## The request
Exactly repeat the material, dropping only the pictures.

## Provided material
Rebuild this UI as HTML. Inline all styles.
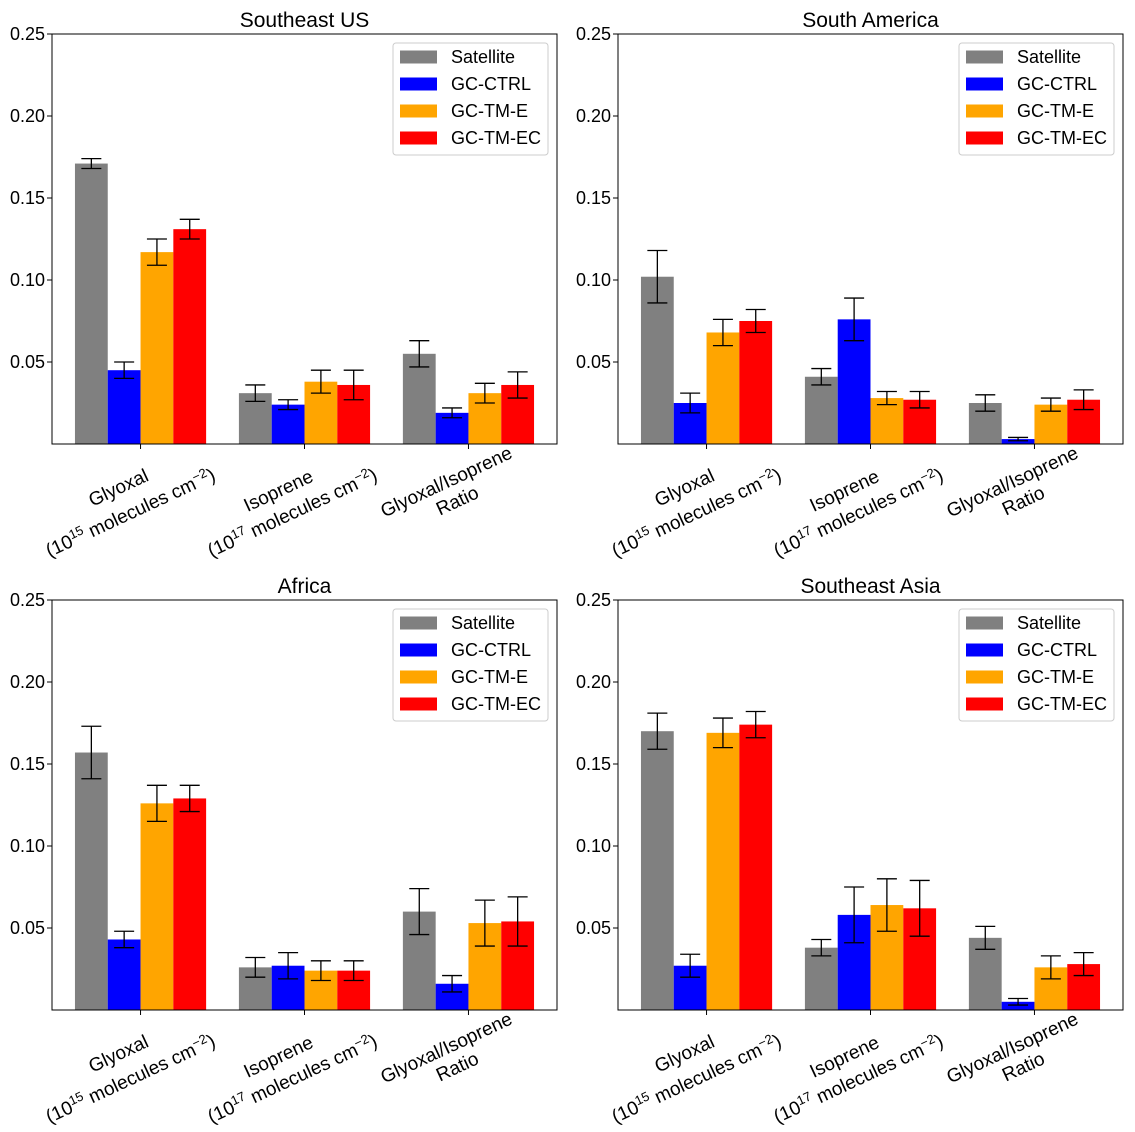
<!DOCTYPE html>
<html><head><meta charset="utf-8">
<style>
html,body{margin:0;padding:0;background:#fff;}
svg{display:block;font-family:"Liberation Sans",Arial,sans-serif;}
</style></head>
<body>
<svg id="chart" width="1135" height="1132" viewBox="0 0 1135 1132" xmlns="http://www.w3.org/2000/svg"></svg>
<script>
const regions = ["Southeast US","South America","Africa","Southeast Asia"];
const seriesNames = ["Satellite","GC-CTRL","GC-TM-E","GC-TM-EC"];
const seriesColors = ["#808080","#0000ff","#ffa500","#ff0000"];
const yTicks = [0.05,0.10,0.15,0.20,0.25];
const yTickLabels = ["0.05","0.10","0.15","0.20","0.25"];
const seUSValues = [[0.171,0.045,0.117,0.131],[0.031,0.024,0.038,0.036],[0.055,0.019,0.031,0.036]];
const seUSErrors = [[0.003,0.005,0.008,0.006],[0.005,0.003,0.007,0.009],[0.008,0.003,0.006,0.008]];
const saValues = [[0.102,0.025,0.068,0.075],[0.041,0.076,0.028,0.027],[0.025,0.003,0.024,0.027]];
const saErrors = [[0.016,0.006,0.008,0.007],[0.005,0.013,0.004,0.005],[0.005,0.001,0.004,0.006]];
const afValues = [[0.157,0.043,0.126,0.129],[0.026,0.027,0.024,0.024],[0.060,0.016,0.053,0.054]];
const afErrors = [[0.016,0.005,0.011,0.008],[0.006,0.008,0.006,0.006],[0.014,0.005,0.014,0.015]];
const seaValues = [[0.170,0.027,0.169,0.174],[0.038,0.058,0.064,0.062],[0.044,0.005,0.026,0.028]];
const seaErrors = [[0.011,0.007,0.009,0.008],[0.005,0.017,0.016,0.017],[0.007,0.002,0.007,0.007]];

const allValues=[seUSValues,saValues,afValues,seaValues];
const allErrors=[seUSErrors,saErrors,afErrors,seaErrors];
const NS="http://www.w3.org/2000/svg";
const svg=document.getElementById('chart');
function mk(tag,attrs,parent){const e=document.createElementNS(NS,tag);for(const k in attrs)e.setAttribute(k,attrs[k]);(parent||svg).appendChild(e);return e;}

const panels=[{x:52,y:34},{x:618,y:34},{x:52,y:600},{x:618,y:600}];
const W=505,H=410;
const slug=["southeast-us","south-america","africa","southeast-asia"];
panels.forEach((p,pi)=>{
  const g=mk('g',{});
  
  
  const yS=v=>p.y+H-(v/0.25)*H;
  const xS=u=>p.x+(u+0.54)/3.08*W;
  allValues[pi].forEach((cat,ci)=>{
    cat.forEach((v,si)=>{
      const x0=xS(ci-0.4+si*0.2), x1=xS(ci-0.2+si*0.2);
      const r=mk('rect',{x:x0,y:yS(v),width:x1-x0,height:yS(0)-yS(v),fill:seriesColors[si]},g);
      
      
    });
  });
  allValues[pi].forEach((cat,ci)=>{
    cat.forEach((v,si)=>{
      const e=allErrors[pi][ci][si];
      const cx=xS(ci-0.3+si*0.2);
      const eg=mk('g',{stroke:'#000','stroke-width':1.3},g);
      
      
      mk('line',{x1:cx,x2:cx,y1:yS(v-e),y2:yS(v+e)},eg);
      mk('line',{x1:cx-10,x2:cx+10,y1:yS(v-e),y2:yS(v-e)},eg);
      mk('line',{x1:cx-10,x2:cx+10,y1:yS(v+e),y2:yS(v+e)},eg);
    });
  });
  const f=mk('rect',{x:p.x,y:p.y,width:W,height:H,fill:'none',stroke:'#000','stroke-width':1},g);
  
  
  yTicks.forEach((t,ti)=>{
    const yy=yS(t);
    mk('line',{x1:p.x-5,x2:p.x,y1:yy,y2:yy,stroke:'#000'},g);
    const tx=mk('text',{x:p.x-7,y:yy+6,'text-anchor':'end','font-size':18},g);
    tx.textContent=yTickLabels[ti];
    
    
  });
  const labelDefs=[
    [{t:'Glyoxal',dx:-22,dy:44},{t:'(10|15| molecules cm|−2|)',dx:-10,dy:69}],
    [{t:'Isoprene',dx:-26,dy:47},{t:'(10|17| molecules cm|−2|)',dx:-12,dy:69}],
    [{t:'Glyoxal/Isoprene',dx:-22,dy:38},{t:'Ratio',dx:-11,dy:57}]
  ];
  [0,1,2].forEach(ci=>{
    const tx=xS(ci);
    mk('line',{x1:tx,x2:tx,y1:p.y+H,y2:p.y+H+5,stroke:'#000'},g);
    labelDefs[ci].forEach(l=>{
      const cx=tx+l.dx, cy=p.y+H+l.dy;
      const t=mk('text',{x:cx,y:cy+6,'text-anchor':'middle','font-size':19,transform:`rotate(-25 ${cx} ${cy})`},g);
      
      
      const parts=l.t.split('|');
      parts.forEach((s,k)=>{
        const ts=mk('tspan',{},t);
        if(k%2===1){ts.setAttribute('font-size',13);ts.setAttribute('dy',-7);}
        else if(k>0){ts.setAttribute('dy',7);}
        ts.textContent=s;
      });
    });
  });
  const ti=mk('text',{x:p.x+W/2,y:p.y-7,'text-anchor':'middle','font-size':21},g);
  ti.textContent=regions[pi];
  
  
  const lg=mk('g',{},g);
  
  
  mk('rect',{x:p.x+341,y:p.y+9,width:155,height:112,rx:3,fill:'#fff',stroke:'#ccc'},lg);
  seriesNames.forEach((n,si)=>{
    const ey=p.y+23+si*27;
    const le=mk('g',{},lg);
    
    
    mk('rect',{x:p.x+348,y:ey-6.5,width:37,height:13,fill:seriesColors[si]},le);
    const t=mk('text',{x:p.x+399,y:ey+6,'font-size':18},le);
    t.textContent=n;
  });
});
</script>
</body></html>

## Expected output
Rebuild this UI as HTML. Inline all styles.
<!DOCTYPE html>
<html><head><meta charset="utf-8">
<style>
html,body{margin:0;padding:0;background:#fff;}
svg{display:block;font-family:"Liberation Sans",Arial,sans-serif;}
</style></head>
<body>
<svg id="chart" width="1135" height="1132" viewBox="0 0 1135 1132" xmlns="http://www.w3.org/2000/svg"></svg>
<script>
const regions = ["Southeast US","South America","Africa","Southeast Asia"];
const seriesNames = ["Satellite","GC-CTRL","GC-TM-E","GC-TM-EC"];
const seriesColors = ["#808080","#0000ff","#ffa500","#ff0000"];
const yTicks = [0.05,0.10,0.15,0.20,0.25];
const yTickLabels = ["0.05","0.10","0.15","0.20","0.25"];
const seUSValues = [[0.171,0.045,0.117,0.131],[0.031,0.024,0.038,0.036],[0.055,0.019,0.031,0.036]];
const seUSErrors = [[0.003,0.005,0.008,0.006],[0.005,0.003,0.007,0.009],[0.008,0.003,0.006,0.008]];
const saValues = [[0.102,0.025,0.068,0.075],[0.041,0.076,0.028,0.027],[0.025,0.003,0.024,0.027]];
const saErrors = [[0.016,0.006,0.008,0.007],[0.005,0.013,0.004,0.005],[0.005,0.001,0.004,0.006]];
const afValues = [[0.157,0.043,0.126,0.129],[0.026,0.027,0.024,0.024],[0.060,0.016,0.053,0.054]];
const afErrors = [[0.016,0.005,0.011,0.008],[0.006,0.008,0.006,0.006],[0.014,0.005,0.014,0.015]];
const seaValues = [[0.170,0.027,0.169,0.174],[0.038,0.058,0.064,0.062],[0.044,0.005,0.026,0.028]];
const seaErrors = [[0.011,0.007,0.009,0.008],[0.005,0.017,0.016,0.017],[0.007,0.002,0.007,0.007]];

const allValues=[seUSValues,saValues,afValues,seaValues];
const allErrors=[seUSErrors,saErrors,afErrors,seaErrors];
const NS="http://www.w3.org/2000/svg";
const svg=document.getElementById('chart');
function mk(tag,attrs,parent){const e=document.createElementNS(NS,tag);for(const k in attrs)e.setAttribute(k,attrs[k]);(parent||svg).appendChild(e);return e;}

const panels=[{x:52,y:34},{x:618,y:34},{x:52,y:600},{x:618,y:600}];
const W=505,H=410;
const slug=["southeast-us","south-america","africa","southeast-asia"];
panels.forEach((p,pi)=>{
  const g=mk('g',{});
  
  
  const yS=v=>p.y+H-(v/0.25)*H;
  const xS=u=>p.x+(u+0.54)/3.08*W;
  allValues[pi].forEach((cat,ci)=>{
    cat.forEach((v,si)=>{
      const x0=xS(ci-0.4+si*0.2), x1=xS(ci-0.2+si*0.2);
      const r=mk('rect',{x:x0,y:yS(v),width:x1-x0,height:yS(0)-yS(v),fill:seriesColors[si]},g);
      
      
    });
  });
  allValues[pi].forEach((cat,ci)=>{
    cat.forEach((v,si)=>{
      const e=allErrors[pi][ci][si];
      const cx=xS(ci-0.3+si*0.2);
      const eg=mk('g',{stroke:'#000','stroke-width':1.3},g);
      
      
      mk('line',{x1:cx,x2:cx,y1:yS(v-e),y2:yS(v+e)},eg);
      mk('line',{x1:cx-10,x2:cx+10,y1:yS(v-e),y2:yS(v-e)},eg);
      mk('line',{x1:cx-10,x2:cx+10,y1:yS(v+e),y2:yS(v+e)},eg);
    });
  });
  const f=mk('rect',{x:p.x,y:p.y,width:W,height:H,fill:'none',stroke:'#000','stroke-width':1},g);
  
  
  yTicks.forEach((t,ti)=>{
    const yy=yS(t);
    mk('line',{x1:p.x-5,x2:p.x,y1:yy,y2:yy,stroke:'#000'},g);
    const tx=mk('text',{x:p.x-7,y:yy+6,'text-anchor':'end','font-size':18},g);
    tx.textContent=yTickLabels[ti];
    
    
  });
  const labelDefs=[
    [{t:'Glyoxal',dx:-22,dy:44},{t:'(10|15| molecules cm|−2|)',dx:-10,dy:69}],
    [{t:'Isoprene',dx:-26,dy:47},{t:'(10|17| molecules cm|−2|)',dx:-12,dy:69}],
    [{t:'Glyoxal/Isoprene',dx:-22,dy:38},{t:'Ratio',dx:-11,dy:57}]
  ];
  [0,1,2].forEach(ci=>{
    const tx=xS(ci);
    mk('line',{x1:tx,x2:tx,y1:p.y+H,y2:p.y+H+5,stroke:'#000'},g);
    labelDefs[ci].forEach(l=>{
      const cx=tx+l.dx, cy=p.y+H+l.dy;
      const t=mk('text',{x:cx,y:cy+6,'text-anchor':'middle','font-size':19,transform:`rotate(-25 ${cx} ${cy})`},g);
      
      
      const parts=l.t.split('|');
      parts.forEach((s,k)=>{
        const ts=mk('tspan',{},t);
        if(k%2===1){ts.setAttribute('font-size',13);ts.setAttribute('dy',-7);}
        else if(k>0){ts.setAttribute('dy',7);}
        ts.textContent=s;
      });
    });
  });
  const ti=mk('text',{x:p.x+W/2,y:p.y-7,'text-anchor':'middle','font-size':21},g);
  ti.textContent=regions[pi];
  
  
  const lg=mk('g',{},g);
  
  
  mk('rect',{x:p.x+341,y:p.y+9,width:155,height:112,rx:3,fill:'#fff',stroke:'#ccc'},lg);
  seriesNames.forEach((n,si)=>{
    const ey=p.y+23+si*27;
    const le=mk('g',{},lg);
    
    
    mk('rect',{x:p.x+348,y:ey-6.5,width:37,height:13,fill:seriesColors[si]},le);
    const t=mk('text',{x:p.x+399,y:ey+6,'font-size':18},le);
    t.textContent=n;
  });
});
</script>
</body></html>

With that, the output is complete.